The analyst’s comments stem from a report Monday in the Wall Street Journal that said Under Armour executives and other employees over the years had accompanied athletes and co-workers to strip clubs after sporting and corporate events, and that employees were allowed to expense those visits or the company paid. The newspaper said a company executive alerted employees earlier this year that they were no longer permitted to pay for strip club, gambling or other adult entertainment using corporate cards.


The Baltimore-based sports apparel maker issued a statement in response to the story Monday saying the company has addressed “these serious allegations of the past.”

In a note Tuesday, Camilla Yanushevsky, an equity analyst at CFRA Research, said she expects long-term damage.

“With the #MeToo movement building global momentum, we expect these allegations to strain [Under Armour’s] partnerships with influential female athletes, and to dampen brand trust long term,” wrote Yanushevsky, who maintained her sell rating on the stock.

“Executives at Under Armour have for years taken athletes and employees to strip clubs, the WSJ alleged in a November 5 report,” Yanushevsky said in her note. “The Journal also cited sources that these trips were among other practices within the company that women found to be demeaning.”

Report: Women question Under Armour culture that until recently allowed employees to expense strip club visits

Under Armour fostered a culture that some women found demeaning, including allowing employees to expense visits to strip clubs, according to an investigation by The Wall Street Journal.

The Wall Street Journal found that “some top male executives violated company policy by behaving inappropriately with female subordinates” and that women were invited to an “annual company event based on their attractiveness to appeal to male guests.”

Under Armour has identified its women’s business as a high growth opportunity. The brand has aggressively courted female consumers, in part by signing high-profile athlete endorsers such as principal ballet dancer Misty Copeland and skier Lindsay Vonn and building apparel collections around such celebrities.

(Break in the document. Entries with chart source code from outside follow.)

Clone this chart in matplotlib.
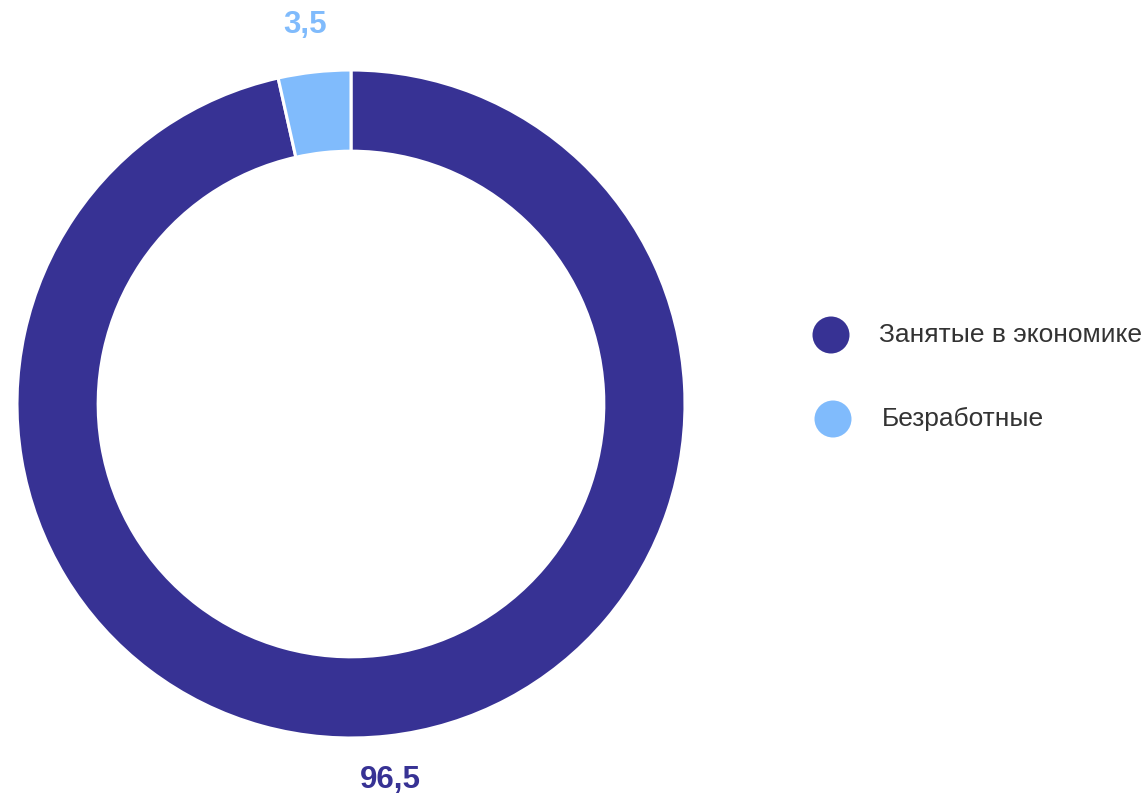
import matplotlib.pyplot as plt
from matplotlib.patches import Circle

labels = ['Занятые в экономике', 'Безработные']
values = [96.5, 3.5]
value_labels = ['96,5', '3,5']
colors = ['#373294', '#80bbfc']

plt.rcParams['font.family'] = ['Liberation Sans', 'DejaVu Sans']

W, H = 1145, 797
fig = plt.figure(figsize=(W / 100, H / 100), dpi=100)
ax = fig.add_axes([0, 0, 1, 1])

cx, cy, r = 351, H - 404, 334
ax.pie(values, colors=colors, startangle=90, counterclock=False,
       center=(cx, cy), radius=r, frame=True,
       wedgeprops=dict(width=r * 0.243, edgecolor='white', linewidth=2.2))
ax.set_xlim(0, W)
ax.set_ylim(0, H)
ax.set_aspect('equal')
ax.axis('off')

# value labels
ax.text(305, H - 25, value_labels[1], color=colors[1], fontsize=22.5,
        fontweight='bold', ha='center', va='center')
ax.text(390, H - 780, value_labels[0], color=colors[0], fontsize=22.5,
        fontweight='bold', ha='center', va='center')

# legend
for (mx, my, tx), lab, c in zip([(831, 335, 879), (833, 419, 882)], labels, colors):
    ax.add_patch(Circle((mx, H - my), 18.5, color=c, lw=0))
    ax.text(tx, H - my, lab, color='#333333', fontsize=19, ha='left', va='center')

fig.savefig('out.png', dpi=100)
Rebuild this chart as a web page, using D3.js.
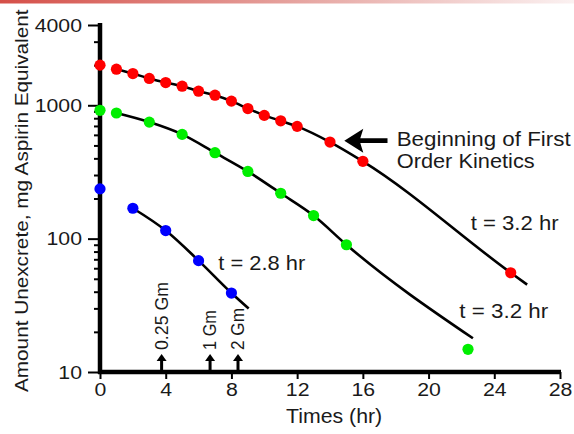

In a letter to employees, Under Armour founder and CEO Kevin Plank and company President Patrik Frisk said of the Wall Street Journal report: “This was tough to read. This is not the culture we envision for Under Armour.”

“We believe that there is systemic inequality in the global workplace and will embrace this opportunity to accelerate the ongoing meaningful cultural transformation that is already underway at Under Armour,” the letter read. “We can and will do better.”